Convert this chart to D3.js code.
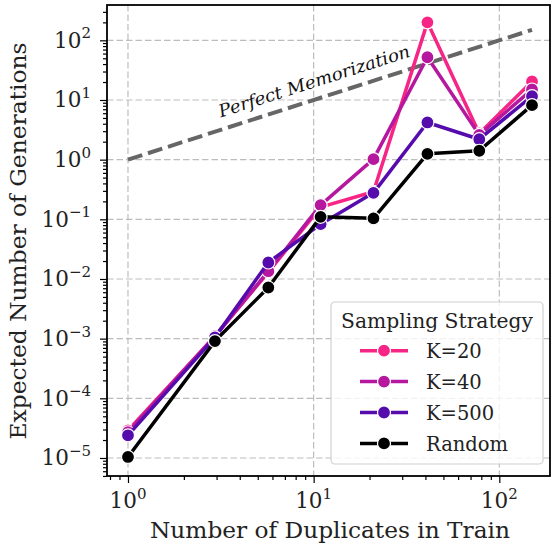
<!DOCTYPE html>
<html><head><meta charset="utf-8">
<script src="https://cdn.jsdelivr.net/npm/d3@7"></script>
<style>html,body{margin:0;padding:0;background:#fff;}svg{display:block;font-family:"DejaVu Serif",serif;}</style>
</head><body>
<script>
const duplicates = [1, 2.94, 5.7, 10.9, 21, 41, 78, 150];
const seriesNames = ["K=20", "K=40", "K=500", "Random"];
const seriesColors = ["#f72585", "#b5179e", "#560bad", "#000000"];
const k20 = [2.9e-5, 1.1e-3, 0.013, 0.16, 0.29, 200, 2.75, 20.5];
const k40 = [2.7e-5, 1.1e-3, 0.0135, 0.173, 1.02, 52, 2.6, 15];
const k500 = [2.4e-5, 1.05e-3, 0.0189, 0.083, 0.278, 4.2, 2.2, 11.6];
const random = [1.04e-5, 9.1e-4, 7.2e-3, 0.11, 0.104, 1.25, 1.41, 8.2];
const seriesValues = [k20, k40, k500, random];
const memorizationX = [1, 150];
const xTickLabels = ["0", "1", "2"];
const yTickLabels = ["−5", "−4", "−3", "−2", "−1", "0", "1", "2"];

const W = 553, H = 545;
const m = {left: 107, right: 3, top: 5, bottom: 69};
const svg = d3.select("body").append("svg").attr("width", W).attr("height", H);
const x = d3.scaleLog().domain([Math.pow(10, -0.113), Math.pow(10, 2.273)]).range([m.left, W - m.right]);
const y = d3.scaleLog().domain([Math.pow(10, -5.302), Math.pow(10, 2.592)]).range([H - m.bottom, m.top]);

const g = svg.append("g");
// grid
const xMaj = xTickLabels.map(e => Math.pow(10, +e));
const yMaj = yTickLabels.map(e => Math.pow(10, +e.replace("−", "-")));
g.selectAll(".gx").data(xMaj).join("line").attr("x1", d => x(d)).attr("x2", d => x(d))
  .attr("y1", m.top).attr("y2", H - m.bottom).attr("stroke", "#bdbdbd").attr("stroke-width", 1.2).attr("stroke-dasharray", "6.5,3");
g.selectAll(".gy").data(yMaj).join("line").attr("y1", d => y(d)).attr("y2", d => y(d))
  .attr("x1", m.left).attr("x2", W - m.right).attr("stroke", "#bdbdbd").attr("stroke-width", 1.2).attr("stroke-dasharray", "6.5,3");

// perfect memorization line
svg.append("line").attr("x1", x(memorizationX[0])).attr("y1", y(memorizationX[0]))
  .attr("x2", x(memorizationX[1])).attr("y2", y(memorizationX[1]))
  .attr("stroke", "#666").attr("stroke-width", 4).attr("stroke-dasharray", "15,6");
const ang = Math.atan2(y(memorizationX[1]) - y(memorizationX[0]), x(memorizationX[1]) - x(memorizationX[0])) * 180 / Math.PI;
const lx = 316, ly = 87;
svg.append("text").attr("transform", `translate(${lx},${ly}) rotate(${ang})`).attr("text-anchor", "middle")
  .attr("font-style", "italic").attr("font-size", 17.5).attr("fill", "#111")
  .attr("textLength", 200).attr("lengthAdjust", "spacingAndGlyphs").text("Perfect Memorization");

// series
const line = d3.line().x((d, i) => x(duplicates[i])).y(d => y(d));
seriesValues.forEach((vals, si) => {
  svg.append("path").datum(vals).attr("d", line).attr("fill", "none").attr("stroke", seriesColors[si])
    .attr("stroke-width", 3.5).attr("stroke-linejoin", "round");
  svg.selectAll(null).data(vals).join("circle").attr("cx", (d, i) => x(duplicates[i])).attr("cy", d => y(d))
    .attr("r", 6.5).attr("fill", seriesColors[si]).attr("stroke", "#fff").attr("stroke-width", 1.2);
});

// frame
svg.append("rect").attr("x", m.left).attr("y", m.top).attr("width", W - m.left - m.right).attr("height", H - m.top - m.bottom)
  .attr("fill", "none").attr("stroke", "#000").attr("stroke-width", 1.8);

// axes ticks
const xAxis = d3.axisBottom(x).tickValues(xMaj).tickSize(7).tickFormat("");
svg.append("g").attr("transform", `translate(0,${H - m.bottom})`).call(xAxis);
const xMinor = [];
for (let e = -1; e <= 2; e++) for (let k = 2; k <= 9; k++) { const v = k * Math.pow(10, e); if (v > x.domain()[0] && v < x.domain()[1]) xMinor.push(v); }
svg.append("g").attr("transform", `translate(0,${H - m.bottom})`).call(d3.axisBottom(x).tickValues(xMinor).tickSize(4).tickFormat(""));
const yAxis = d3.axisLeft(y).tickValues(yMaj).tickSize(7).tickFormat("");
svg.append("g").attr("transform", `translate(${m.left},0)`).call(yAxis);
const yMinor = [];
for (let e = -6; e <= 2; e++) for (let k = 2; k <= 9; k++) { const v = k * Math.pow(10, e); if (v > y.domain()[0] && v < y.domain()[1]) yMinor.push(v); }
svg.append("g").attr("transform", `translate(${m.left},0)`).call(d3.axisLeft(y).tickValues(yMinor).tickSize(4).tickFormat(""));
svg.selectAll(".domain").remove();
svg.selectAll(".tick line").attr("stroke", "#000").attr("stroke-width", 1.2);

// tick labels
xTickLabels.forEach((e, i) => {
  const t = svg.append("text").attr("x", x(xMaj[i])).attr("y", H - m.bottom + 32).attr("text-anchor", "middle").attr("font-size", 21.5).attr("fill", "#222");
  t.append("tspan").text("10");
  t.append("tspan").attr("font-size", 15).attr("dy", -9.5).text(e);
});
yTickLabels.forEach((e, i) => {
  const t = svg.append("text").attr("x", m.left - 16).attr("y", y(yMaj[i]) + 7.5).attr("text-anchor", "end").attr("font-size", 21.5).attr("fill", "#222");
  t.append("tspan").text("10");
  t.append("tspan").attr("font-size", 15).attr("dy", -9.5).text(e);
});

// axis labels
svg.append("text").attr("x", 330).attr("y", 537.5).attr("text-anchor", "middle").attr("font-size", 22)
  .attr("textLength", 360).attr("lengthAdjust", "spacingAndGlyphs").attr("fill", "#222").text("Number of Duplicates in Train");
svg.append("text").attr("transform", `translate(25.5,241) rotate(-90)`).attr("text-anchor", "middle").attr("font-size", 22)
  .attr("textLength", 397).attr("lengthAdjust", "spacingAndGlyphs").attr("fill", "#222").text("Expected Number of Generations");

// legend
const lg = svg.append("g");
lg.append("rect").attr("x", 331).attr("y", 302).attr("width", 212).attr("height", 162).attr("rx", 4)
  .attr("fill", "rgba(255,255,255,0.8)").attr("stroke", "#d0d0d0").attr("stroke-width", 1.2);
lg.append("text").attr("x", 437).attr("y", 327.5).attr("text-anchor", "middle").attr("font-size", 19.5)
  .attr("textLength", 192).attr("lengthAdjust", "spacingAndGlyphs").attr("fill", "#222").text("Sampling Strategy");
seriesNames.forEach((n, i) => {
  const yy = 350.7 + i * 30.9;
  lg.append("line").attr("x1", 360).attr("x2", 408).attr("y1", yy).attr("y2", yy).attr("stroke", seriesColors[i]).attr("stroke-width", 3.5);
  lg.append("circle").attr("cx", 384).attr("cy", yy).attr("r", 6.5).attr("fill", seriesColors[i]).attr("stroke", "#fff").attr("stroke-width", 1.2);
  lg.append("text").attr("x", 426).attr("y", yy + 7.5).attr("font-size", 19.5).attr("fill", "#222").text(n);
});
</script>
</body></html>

★ ★ ★

### Aim of the task
Output a faithful copy of the data, with each picture left out.

### Completed task
Convert this chart to D3.js code.
<!DOCTYPE html>
<html><head><meta charset="utf-8">
<script src="https://cdn.jsdelivr.net/npm/d3@7"></script>
<style>html,body{margin:0;padding:0;background:#fff;}svg{display:block;font-family:"DejaVu Serif",serif;}</style>
</head><body>
<script>
const duplicates = [1, 2.94, 5.7, 10.9, 21, 41, 78, 150];
const seriesNames = ["K=20", "K=40", "K=500", "Random"];
const seriesColors = ["#f72585", "#b5179e", "#560bad", "#000000"];
const k20 = [2.9e-5, 1.1e-3, 0.013, 0.16, 0.29, 200, 2.75, 20.5];
const k40 = [2.7e-5, 1.1e-3, 0.0135, 0.173, 1.02, 52, 2.6, 15];
const k500 = [2.4e-5, 1.05e-3, 0.0189, 0.083, 0.278, 4.2, 2.2, 11.6];
const random = [1.04e-5, 9.1e-4, 7.2e-3, 0.11, 0.104, 1.25, 1.41, 8.2];
const seriesValues = [k20, k40, k500, random];
const memorizationX = [1, 150];
const xTickLabels = ["0", "1", "2"];
const yTickLabels = ["−5", "−4", "−3", "−2", "−1", "0", "1", "2"];

const W = 553, H = 545;
const m = {left: 107, right: 3, top: 5, bottom: 69};
const svg = d3.select("body").append("svg").attr("width", W).attr("height", H);
const x = d3.scaleLog().domain([Math.pow(10, -0.113), Math.pow(10, 2.273)]).range([m.left, W - m.right]);
const y = d3.scaleLog().domain([Math.pow(10, -5.302), Math.pow(10, 2.592)]).range([H - m.bottom, m.top]);

const g = svg.append("g");
// grid
const xMaj = xTickLabels.map(e => Math.pow(10, +e));
const yMaj = yTickLabels.map(e => Math.pow(10, +e.replace("−", "-")));
g.selectAll(".gx").data(xMaj).join("line").attr("x1", d => x(d)).attr("x2", d => x(d))
  .attr("y1", m.top).attr("y2", H - m.bottom).attr("stroke", "#bdbdbd").attr("stroke-width", 1.2).attr("stroke-dasharray", "6.5,3");
g.selectAll(".gy").data(yMaj).join("line").attr("y1", d => y(d)).attr("y2", d => y(d))
  .attr("x1", m.left).attr("x2", W - m.right).attr("stroke", "#bdbdbd").attr("stroke-width", 1.2).attr("stroke-dasharray", "6.5,3");

// perfect memorization line
svg.append("line").attr("x1", x(memorizationX[0])).attr("y1", y(memorizationX[0]))
  .attr("x2", x(memorizationX[1])).attr("y2", y(memorizationX[1]))
  .attr("stroke", "#666").attr("stroke-width", 4).attr("stroke-dasharray", "15,6");
const ang = Math.atan2(y(memorizationX[1]) - y(memorizationX[0]), x(memorizationX[1]) - x(memorizationX[0])) * 180 / Math.PI;
const lx = 316, ly = 87;
svg.append("text").attr("transform", `translate(${lx},${ly}) rotate(${ang})`).attr("text-anchor", "middle")
  .attr("font-style", "italic").attr("font-size", 17.5).attr("fill", "#111")
  .attr("textLength", 200).attr("lengthAdjust", "spacingAndGlyphs").text("Perfect Memorization");

// series
const line = d3.line().x((d, i) => x(duplicates[i])).y(d => y(d));
seriesValues.forEach((vals, si) => {
  svg.append("path").datum(vals).attr("d", line).attr("fill", "none").attr("stroke", seriesColors[si])
    .attr("stroke-width", 3.5).attr("stroke-linejoin", "round");
  svg.selectAll(null).data(vals).join("circle").attr("cx", (d, i) => x(duplicates[i])).attr("cy", d => y(d))
    .attr("r", 6.5).attr("fill", seriesColors[si]).attr("stroke", "#fff").attr("stroke-width", 1.2);
});

// frame
svg.append("rect").attr("x", m.left).attr("y", m.top).attr("width", W - m.left - m.right).attr("height", H - m.top - m.bottom)
  .attr("fill", "none").attr("stroke", "#000").attr("stroke-width", 1.8);

// axes ticks
const xAxis = d3.axisBottom(x).tickValues(xMaj).tickSize(7).tickFormat("");
svg.append("g").attr("transform", `translate(0,${H - m.bottom})`).call(xAxis);
const xMinor = [];
for (let e = -1; e <= 2; e++) for (let k = 2; k <= 9; k++) { const v = k * Math.pow(10, e); if (v > x.domain()[0] && v < x.domain()[1]) xMinor.push(v); }
svg.append("g").attr("transform", `translate(0,${H - m.bottom})`).call(d3.axisBottom(x).tickValues(xMinor).tickSize(4).tickFormat(""));
const yAxis = d3.axisLeft(y).tickValues(yMaj).tickSize(7).tickFormat("");
svg.append("g").attr("transform", `translate(${m.left},0)`).call(yAxis);
const yMinor = [];
for (let e = -6; e <= 2; e++) for (let k = 2; k <= 9; k++) { const v = k * Math.pow(10, e); if (v > y.domain()[0] && v < y.domain()[1]) yMinor.push(v); }
svg.append("g").attr("transform", `translate(${m.left},0)`).call(d3.axisLeft(y).tickValues(yMinor).tickSize(4).tickFormat(""));
svg.selectAll(".domain").remove();
svg.selectAll(".tick line").attr("stroke", "#000").attr("stroke-width", 1.2);

// tick labels
xTickLabels.forEach((e, i) => {
  const t = svg.append("text").attr("x", x(xMaj[i])).attr("y", H - m.bottom + 32).attr("text-anchor", "middle").attr("font-size", 21.5).attr("fill", "#222");
  t.append("tspan").text("10");
  t.append("tspan").attr("font-size", 15).attr("dy", -9.5).text(e);
});
yTickLabels.forEach((e, i) => {
  const t = svg.append("text").attr("x", m.left - 16).attr("y", y(yMaj[i]) + 7.5).attr("text-anchor", "end").attr("font-size", 21.5).attr("fill", "#222");
  t.append("tspan").text("10");
  t.append("tspan").attr("font-size", 15).attr("dy", -9.5).text(e);
});

// axis labels
svg.append("text").attr("x", 330).attr("y", 537.5).attr("text-anchor", "middle").attr("font-size", 22)
  .attr("textLength", 360).attr("lengthAdjust", "spacingAndGlyphs").attr("fill", "#222").text("Number of Duplicates in Train");
svg.append("text").attr("transform", `translate(25.5,241) rotate(-90)`).attr("text-anchor", "middle").attr("font-size", 22)
  .attr("textLength", 397).attr("lengthAdjust", "spacingAndGlyphs").attr("fill", "#222").text("Expected Number of Generations");

// legend
const lg = svg.append("g");
lg.append("rect").attr("x", 331).attr("y", 302).attr("width", 212).attr("height", 162).attr("rx", 4)
  .attr("fill", "rgba(255,255,255,0.8)").attr("stroke", "#d0d0d0").attr("stroke-width", 1.2);
lg.append("text").attr("x", 437).attr("y", 327.5).attr("text-anchor", "middle").attr("font-size", 19.5)
  .attr("textLength", 192).attr("lengthAdjust", "spacingAndGlyphs").attr("fill", "#222").text("Sampling Strategy");
seriesNames.forEach((n, i) => {
  const yy = 350.7 + i * 30.9;
  lg.append("line").attr("x1", 360).attr("x2", 408).attr("y1", yy).attr("y2", yy).attr("stroke", seriesColors[i]).attr("stroke-width", 3.5);
  lg.append("circle").attr("cx", 384).attr("cy", yy).attr("r", 6.5).attr("fill", seriesColors[i]).attr("stroke", "#fff").attr("stroke-width", 1.2);
  lg.append("text").attr("x", 426).attr("y", yy + 7.5).attr("font-size", 19.5).attr("fill", "#222").text(n);
});
</script>
</body></html>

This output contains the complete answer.